While China is rolling out many new surveillance technologies, it is not the only country to embrace emerging security technologies.
In 2017, South Wales Police became the first police force in the UK to make an arrest using Automated Facial Recognition (AFR) software. Since then, there have been hundreds of positive matches, with over 50 charges and 12 arrests made using the technology.
Recently, three men were arrested in separate incidents at the Principality Stadium during Wales’ Six Nations opener using AFR.
“This facial recognition technology will enable us to search, scan and monitor images and video of suspects against offender databases, leading to the faster and more accurate identification of persons of interest,” said Assistant Chief Constable Richard Lewis.
“The technology can also enhance our existing CCTV network in the future by extracting faces in real time and instantaneously matching them against a watch list of individuals, including missing people.”
Opponents, however, point to the amount of false positives encountered, and privacy concerns about how data is used—particularly in China, which already draws criticisms for its intrusive surveillance techniques.

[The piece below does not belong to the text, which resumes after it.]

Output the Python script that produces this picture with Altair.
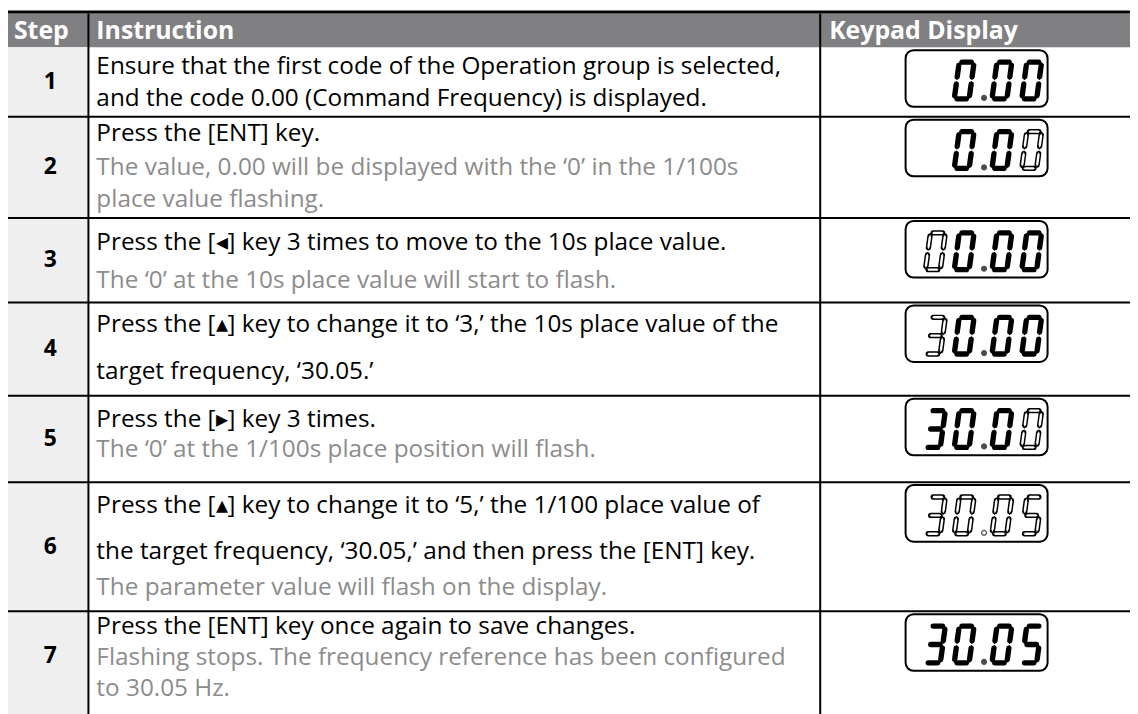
import altair as alt
import pandas as pd

# ---------------- data ----------------
headers = ["Step", "Instruction", "Keypad Display"]
steps = ["1", "2", "3", "4", "5", "6", "7"]
instructions = [
    ["Ensure that the first code of the Operation group is selected,",
     "and the code 0.00 (Command Frequency) is displayed."],
    ["Press the [ENT] key."],
    ["Press the [\u25c2] key 3 times to move to the 10s place value."],
    ["Press the [\u25b4] key to change it to \u20183,\u2019 the 10s place value of the",
     "target frequency, \u201830.05.\u2019"],
    ["Press the [\u25b8] key 3 times."],
    ["Press the [\u25b4] key to change it to \u20185,\u2019 the 1/100 place value of",
     "the target frequency, \u201830.05,\u2019 and then press the [ENT] key."],
    ["Press the [ENT] key once again to save changes."],
]
notes = [
    [],
    ["The value, 0.00 will be displayed with the \u20180\u2019 in the 1/100s",
     "place value flashing."],
    ["The \u20180\u2019 at the 10s place value will start to flash."],
    [],
    ["The \u20180\u2019 at the 1/100s place position will flash."],
    ["The parameter value will flash on the display."],
    ["Flashing stops. The frequency reference has been configured",
     "to 30.05 Hz."],
]
displays = ["0.00", "0.00", "00.00", "30.00", "30.00", "30.05", "30.05"]
# 1 = flashing (outlined) character, aligned with the display string
flash_masks = ["0000", "0001", "10000", "10000", "00001", "11111", "00000"]

# ---------------- layout (page pixels) ----------------
OX, OY = 8, 8
W, H = 1130, 706
LEFT, C1, C2, RIGHT = 8, 89, 826, 1138
TOP_LINE, HEAD_TOP, HEAD_BOT = 9.5, 11, 45
ROW_EDGES = [45, 115, 217, 302, 396, 483, 613, 703]
# vertical offset of each text line from its row's top edge
LINE_OFFSETS = [[20, 52], [17, 52, 84], [25, 63], [23, 70], [24, 55],
                [24, 70, 107], [16, 47, 78]]
FONT = "Open Sans"
FS = 24.5
HFS = 25
BOX_L, BOX_R, BOX_H = 912, 1055, 57
SLOTS = [20, 49, 87, 117]   # digit slots relative to box left
DOT_X = 79
DW, SL, DH = 15, 5, 37
SEG_W, SEG_IN = 5.4, 2.4

SEGS = {"a": ((0.04, 1), (0.96, 1)), "b": ((1, 0.98), (1, 0.53)),
        "c": ((1, 0.47), (1, 0.02)), "d": ((0.04, 0), (0.96, 0)),
        "e": ((0, 0.47), (0, 0.02)), "f": ((0, 0.98), (0, 0.53)),
        "g": ((0.04, 0.5), (0.96, 0.5))}
DIGITS = {"0": "abcdef", "3": "abcdg", "5": "acdfg"}
OUTER = [(0.0, 1.2), (0.16, SEG_W), (0.84, SEG_W), (1.0, 1.2)]
INNER = [(0.08, 0.3), (0.22, SEG_IN), (0.78, SEG_IN), (0.92, 0.3)]

xs = alt.Scale(domain=[OX, OX + W], nice=False, zero=False)
ys = alt.Scale(domain=[OY + H, OY], nice=False, zero=False)


def X(f):
    return alt.X(f"{f}:Q", scale=xs, axis=None)


def Y(f):
    return alt.Y(f"{f}:Q", scale=ys, axis=None)


# ---------------- build tables ----------------
rects = [
    dict(x=LEFT, x2=RIGHT, y=HEAD_TOP, y2=HEAD_BOT, c="#808083"),
    dict(x=LEFT, x2=C1, y=HEAD_BOT, y2=OY + H + 10, c="#efefef"),
]
rules = [dict(x=LEFT, x2=RIGHT, y=TOP_LINE, y2=TOP_LINE, w=3)]
for e in ROW_EDGES[1:-1]:
    rules.append(dict(x=LEFT, x2=RIGHT, y=e, y2=e, w=2))
for c in (C1, C2):
    rules.append(dict(x=c, x2=c, y=HEAD_TOP, y2=OY + H + 10, w=2))

head_text = [dict(x=14, y=29, t=headers[0]),
             dict(x=97, y=29, t=headers[1]),
             dict(x=835, y=29, t=headers[2])]
step_text = []
body_text = []
boxes, outer_pts, inner_pts, dots = [], [], [], []
sid = 0
for i, s in enumerate(steps):
    top, bot = ROW_EDGES[i], ROW_EDGES[i + 1]
    step_text.append(dict(x=(LEFT + C1) / 2 + 2, y=(top + bot) / 2, t=s))
    lines = [(t, "black") for t in instructions[i]] + [(t, "#8c8c8c") for t in notes[i]]
    for k, (t, col) in enumerate(lines):
        body_text.append(dict(x=97, y=top + LINE_OFFSETS[i][k], t=t, c=col))
    # keypad display
    btop = top + 3
    boxes.append(dict(x=BOX_L, x2=BOX_R, y=btop, y2=btop + BOX_H))
    disp, mask = displays[i], flash_masks[i]
    ybase = btop + 49
    ip, fp = disp.split(".")
    flags = [m == "1" for m in mask]
    slot_info = []
    for k, ch in enumerate(ip):
        slot_info.append((2 - len(ip) + k, ch, flags[k]))
    for k, ch in enumerate(fp):
        slot_info.append((2 + k, ch, flags[len(ip) + 1 + k]))
    for slot, ch, fl in slot_info:
        x0 = BOX_L + SLOTS[slot]
        for sg in DIGITS[ch]:
            (u1, v1), (u2, v2) = SEGS[sg]
            xa, ya = x0 + u1 * DW + v1 * SL, ybase - v1 * DH
            xb, yb = x0 + u2 * DW + v2 * SL, ybase - v2 * DH
            for k, (t, w) in enumerate(OUTER):
                outer_pts.append(dict(sid=sid, k=k, x=xa + (xb - xa) * t,
                                      y=ya + (yb - ya) * t, w=w))
            if fl:
                for k, (t, w) in enumerate(INNER):
                    inner_pts.append(dict(sid=sid, k=k, x=xa + (xb - xa) * t,
                                          y=ya + (yb - ya) * t, w=w))
            sid += 1
    dots.append(dict(x=BOX_L + DOT_X, y=ybase - 1, hollow=flags[len(ip)]))

rects_df = pd.DataFrame(rects)
rules_df = pd.DataFrame(rules)
head_df = pd.DataFrame(head_text)
step_df = pd.DataFrame(step_text)
body_df = pd.DataFrame(body_text)
boxes_df = pd.DataFrame(boxes)
outer_df = pd.DataFrame(outer_pts)
inner_df = pd.DataFrame(inner_pts)
dots_df = pd.DataFrame(dots)

# ---------------- layers ----------------
rect_layer = alt.Chart(rects_df).mark_rect().encode(
    x=X("x"), x2="x2", y=Y("y"), y2="y2", color=alt.Color("c:N", scale=None))
rule_layer = alt.Chart(rules_df).mark_rule(color="black").encode(
    x=X("x"), x2="x2", y=Y("y"), y2="y2", strokeWidth=alt.StrokeWidth("w:Q", scale=None))
box_layer = alt.Chart(boxes_df).mark_rect(
    cornerRadius=8, fill="white", stroke="black", strokeWidth=2).encode(
    x=X("x"), x2="x2", y=Y("y"), y2="y2")
seg_black = alt.Chart(outer_df).mark_trail(color="black").encode(
    x=X("x"), y=Y("y"), detail="sid:N", order="k:Q",
    size=alt.Size("w:Q", scale=None))
seg_white = alt.Chart(inner_df).mark_trail(color="white").encode(
    x=X("x"), y=Y("y"), detail="sid:N", order="k:Q",
    size=alt.Size("w:Q", scale=None))
dot_layer = alt.Chart(dots_df).mark_point(filled=False, shape="circle", size=24).encode(
    x=X("x"), y=Y("y"),
    stroke=alt.value("black"), strokeWidth=alt.value(1.2),
    fill=alt.condition("datum.hollow", alt.value("white"), alt.value("black")),
    fillOpacity=alt.value(1))
head_layer = alt.Chart(head_df).mark_text(
    font=FONT, fontSize=HFS, fontWeight="bold", baseline="middle", align="left",
    color="white").encode(x=X("x"), y=Y("y"), text="t:N")
step_layer = alt.Chart(step_df).mark_text(
    font=FONT, fontSize=23, fontWeight="bold", baseline="middle", align="center",
    color="black").encode(x=X("x"), y=Y("y"), text="t:N")
body_layer = alt.Chart(body_df).mark_text(
    font=FONT, fontSize=FS, align="left", baseline="middle").encode(
    x=X("x"), y=Y("y"), text="t:N", color=alt.Color("c:N", scale=None))

chart = alt.layer(rect_layer, rule_layer, box_layer, seg_black, seg_white, dot_layer,
                  head_layer, step_layer, body_layer).properties(
    width=W, height=H, padding=0, autosize=alt.AutoSizeParams(type="none"),
    background="white"
).configure_view(strokeWidth=0)

chart.save("out.html", embed_options={"renderer": "svg", "actions": False})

With the International Data Corporation (IDC) forecasting the global datasphere will grow to 163 zettabytes (a trillion gigabytes) by 2025—ten times the 16.1ZB of data generated in 2016—there are growing calls for a unified approach to data protection.
The EU has taken steps to address this with the General Data Protection Regulation (GDPR), which comes into force on 25 May. The regulation seeks to protect the data of EU residents, including how foreign companies process their data. Failure to comply will result in penalties of up to 4% of worldwide turnover.
However, the regulation does not apply to the processing of personal data for national security activities or law enforcement within the EU.